Throwback Thursday Review: 2001 | Dr. Dre

BY EVAN VOGEL
BY EVAN VOGEL

With the release of his first album in nearly 16 years only hours away from our consumption it only seems right that we review his last body of work, 2001. Dr. Dre is a musical staple and his first two albums have more than shown why. From the moment that his sophomore album opens with its cinematically themed introduction, you are introduced to the idea that a lot has changed since the last time he released his own collection of songs. The first song ‘The Watcher’, is a basically compiled list of all the changes that Dre has witnessed and experienced. It’s not a speculation to say that you know you are listening to a song by the doc when you hear one. The intense, hard-hitting nature of his production is what defined an entire genre and his skill still is no doubt still with him. Dre made sure there was no room for slacking in terms of production. The instrumentals could honestly compose an album all their own. Even though I’m sure many of you actually have, forgotten about Dre, the project fills any void of space left from his hiatus.

Dre. said himself that he wanted to use this album as an opportunity to show his fans that he’s still got it; time was not a detractor but rather a meditation. The energy contained within this project is so potent that it can hardly be put into words. Its beats are as charged up as its subject matter. Dre is claiming his stake, which he shouldn’t have even had to do after his involvement with N.W.A. But in time, his fans started to question his legitimacy and fueled his fire which manifested itself as 2001. Resentment plus anger proves to be a lethal combination.
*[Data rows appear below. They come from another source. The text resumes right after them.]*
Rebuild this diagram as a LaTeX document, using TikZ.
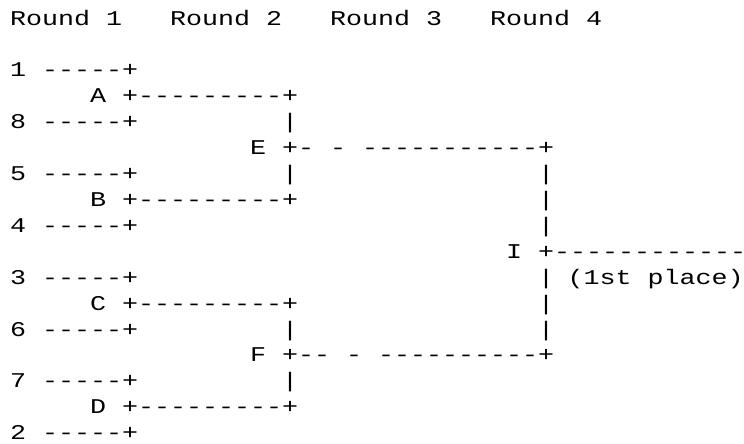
\documentclass[tikz,border=0pt]{standalone}
\usepackage{fontspec}
\setmonofont[FakeStretch=1.27]{Liberation Mono}
\usepackage{tikz}

\tikzset{txt/.style={anchor=base west, inner sep=0pt, font=\ttfamily\fontsize{21}{25}\selectfont}}

\begin{document}
\begin{tikzpicture}[x=16pt, y=-25.9pt]
                    \useasboundingbox (-0.625,-0.973) rectangle (45.875,16.17);
                    % round headings
                    \node [txt] (r1) at (0,0) {Round 1};
                    \node [txt] (r2) at (10,0) {Round 2};
                    \node [txt] (r3) at (20,0) {Round 3};
                    \node [txt] (r4) at (30,0) {Round 4};
                    % top half
                    \node [txt] (s1) at (0,2) {1 -----+};
                    \node [txt] (mA) at (5,3) {A +---------+};
                    \node [txt] (s8) at (0,4) {8 -----+};
                    \node [txt] (vA) at (17,4) {|};
                    \node [txt] (mE) at (15,5) {E +- - -----------+};
                    \node [txt] (s5) at (0,6) {5 -----+};
                    \node [txt] (vB) at (17,6) {|};
                    \node [txt] (vE1) at (33,6) {|};
                    \node [txt] (mB) at (5,7) {B +---------+};
                    \node [txt] (vE2) at (33,7) {|};
                    \node [txt] (s4) at (0,8) {4 -----+};
                    \node [txt] (vE3) at (33,8) {|};
                    % final
                    \node [txt] (mI) at (31,9) {I +------------};
                    \node [txt] (s3) at (0,10) {3 -----+};
                    \node [txt] (vI) at (33,10) {|};
                    \node [txt, xshift=-2.5pt] (win) at (35,10) {(1st place)};
                    % bottom half
                    \node [txt] (mC) at (5,11) {C +---------+};
                    \node [txt] (vF1) at (33,11) {|};
                    \node [txt] (s6) at (0,12) {6 -----+};
                    \node [txt] (vC) at (17,12) {|};
                    \node [txt] (vF2) at (33,12) {|};
                    \node [txt] (mF) at (15,13) {F +-- - ----------+};
                    \node [txt] (s7) at (0,14) {7 -----+};
                    \node [txt] (vD) at (17,14) {|};
                    \node [txt] (mD) at (5,15) {D +---------+};
                    \node [txt] (s2) at (0,16) {2 -----+};
\end{tikzpicture}
\end{document}
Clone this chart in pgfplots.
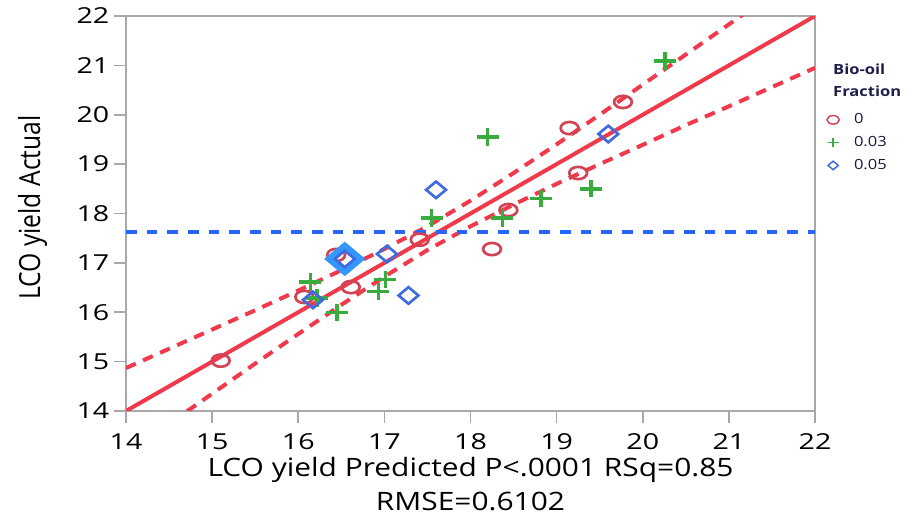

And he’s not alone. With a feature list that looks about as long as a Lollapalooza lineup, the dynamic is constantly changing. From a trademark lyric-driven verse from Eminem on ‘What’s The Difference’ to a pitchy hook from Snoop Dogg on ‘Still D.R.E.’ your enjoyment is guaranteed. This is also one of the projects only detractors, he is able to craft beats that he sounds good over every time, but his collaborators struggle at times. Some of the features could have been easily dropped or moved to songs that were left off of the final album. It can get exhausting to constantly have to think about who’s voice you are hearing or listening to artists cover different topics, or topics differently within the same song.

Dre fills his verses with the words of a soldier ready to fight. Each bar is spoken with the confidence of a haymaker punch and the conviction of a man who is not ready to give up. It ends up as a collection of music suited to amp you up and bump at an extremely high level of sound, with no thought given to decibels or frequency. There is a line where misogynistic words can become far too much. This album gets close enough to poke that line with a short twig. The songs are all undeniable listenable but listening to all the ways women are objectified in this LP can go from entertaining to draining quick. Luckily, topics to switch relatively quickly from song to song and the production is some of the best this genre has ever seen. The music was created at the highest level that music has ever been created and it shows.

There is a reason that damn near every song on this project is still considered relevant in some sense. The beats aren’t simple, but their complexities are cleverly separated enough to enjoy each intricacy all their own. Dre was one of hip-hop’s earliest innovators when it came to beat construction. From combing soul with deep-bass and heavy percussion he has inspired countless artists in the new generation. The album’s classic status is merited by its beat selection alone but it’s lyrics leave things to be desired. Remembering that Dre had been out of the music game for about nine years, as far as writing his own material goes at least, it is understandable why his content sounds like it is stuck in the early 90’s. Covering the ground-driven topics of early gangster-rap, drugs, gang-banging, violence and sex are the go-to topics. By the end of the album, you may have heard depictions of the same gangster lifestyle ten different ways but you are not bored. Again, I do not say it lightly when I say that this album’s production is top tier, bar and trend-setting stuff. If reading this review has been your re-introduction to the doctor of hip-hop, make sure, whatever you do, you don’t forget about Dre again.